--- TO DO ---
Reproduce nothing but the lines from the start of the material through the line that includes "0.96, 0.92, 0.89]", both ends included, and omit every picture.

--- DATA BLOCK ---
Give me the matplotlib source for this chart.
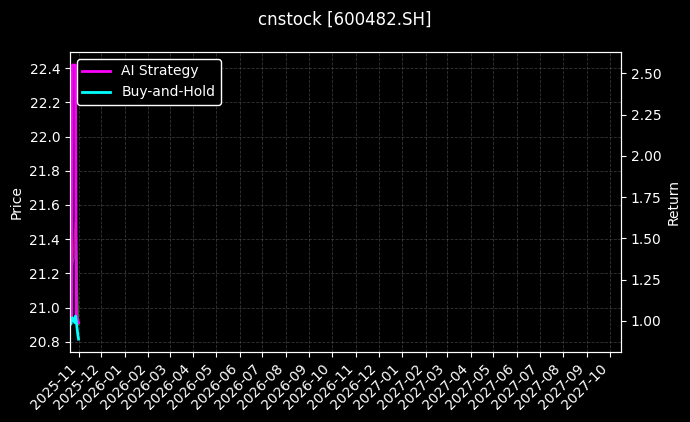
import numpy as np
import pandas as pd
import matplotlib
matplotlib.use("Agg")
from matplotlib import pyplot as plt
import matplotlib.dates as mdates

plt.style.use("dark_background")

# data (last days of Oct 2025)
dates = pd.to_datetime(["2025-10-21", "2025-10-22", "2025-10-23", "2025-10-24",
                        "2025-10-27", "2025-10-28", "2025-10-29", "2025-10-30",
                        "2025-10-31", "2025-11-01"])
price = [22.35, 21.85, 21.60, 21.25, 21.45, 21.50, 21.40, 21.20, 20.95, 20.90]
price_ma = [21.95, 21.70, 21.55, 21.25, 21.30, 21.50, 21.50, 21.30, 21.05, 20.90]
strategy = [0.99, 1.00, 1.03, 2.55, 2.55, 2.55, 1.04, 1.02, 1.00, 0.99]
benchmark = [1.00, 0.98, 1.01, 1.02, 0.99, 1.03, 1.00, 0.96, 0.92, 0.89]

x_start = pd.Timestamp("2025-10-20 18:00")
x_end = pd.Timestamp("2027-10-16")

fig = plt.figure(figsize=(6.9, 4.22), dpi=100)
ax1 = fig.add_axes([0.1014, 0.1659, 0.7986, 0.7109])
ax2 = ax1.twinx()

# price on the left axis (faint)
ax1.plot(dates, price, color="#d2691e", alpha=0.55, linewidth=1)
ax1.plot(dates, price_ma, color="#2ca02c", alpha=0.7, linewidth=1)
ax1.set_ylabel("Price")
ax1.set_ylim(20.74, 22.495)
ax1.set_yticks(np.arange(20.8, 22.41, 0.2))
ax1.grid(True, linestyle="--", color="gray", alpha=0.4, linewidth=0.6)

# returns on the right axis
ax2.plot(dates, strategy, color="magenta", linewidth=2, label="AI Strategy")
ax2.plot(dates, benchmark, color="cyan", linewidth=2, label="Buy-and-Hold")
ax2.set_ylabel("Return")
ax2.set_ylim(0.812, 2.629)
ax2.set_yticks([1.0, 1.25, 1.5, 1.75, 2.0, 2.25, 2.5])

ax1.set_xlim(x_start, x_end)
ax1.xaxis.set_major_locator(mdates.MonthLocator())
ax1.xaxis.set_major_formatter(mdates.DateFormatter("%Y-%m"))
plt.setp(ax1.get_xticklabels(), rotation=45, ha="right")

ax2.legend(loc="upper left", facecolor="black", edgecolor="white", framealpha=1)

fig.suptitle("cnstock [600482.SH]", fontsize=12, y=0.975)

fig.savefig("out.png", dpi=100)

--- FINISHED ANSWER ---
Give me the matplotlib source for this chart.
import numpy as np
import pandas as pd
import matplotlib
matplotlib.use("Agg")
from matplotlib import pyplot as plt
import matplotlib.dates as mdates

plt.style.use("dark_background")

# data (last days of Oct 2025)
dates = pd.to_datetime(["2025-10-21", "2025-10-22", "2025-10-23", "2025-10-24",
                        "2025-10-27", "2025-10-28", "2025-10-29", "2025-10-30",
                        "2025-10-31", "2025-11-01"])
price = [22.35, 21.85, 21.60, 21.25, 21.45, 21.50, 21.40, 21.20, 20.95, 20.90]
price_ma = [21.95, 21.70, 21.55, 21.25, 21.30, 21.50, 21.50, 21.30, 21.05, 20.90]
strategy = [0.99, 1.00, 1.03, 2.55, 2.55, 2.55, 1.04, 1.02, 1.00, 0.99]
benchmark = [1.00, 0.98, 1.01, 1.02, 0.99, 1.03, 1.00, 0.96, 0.92, 0.89]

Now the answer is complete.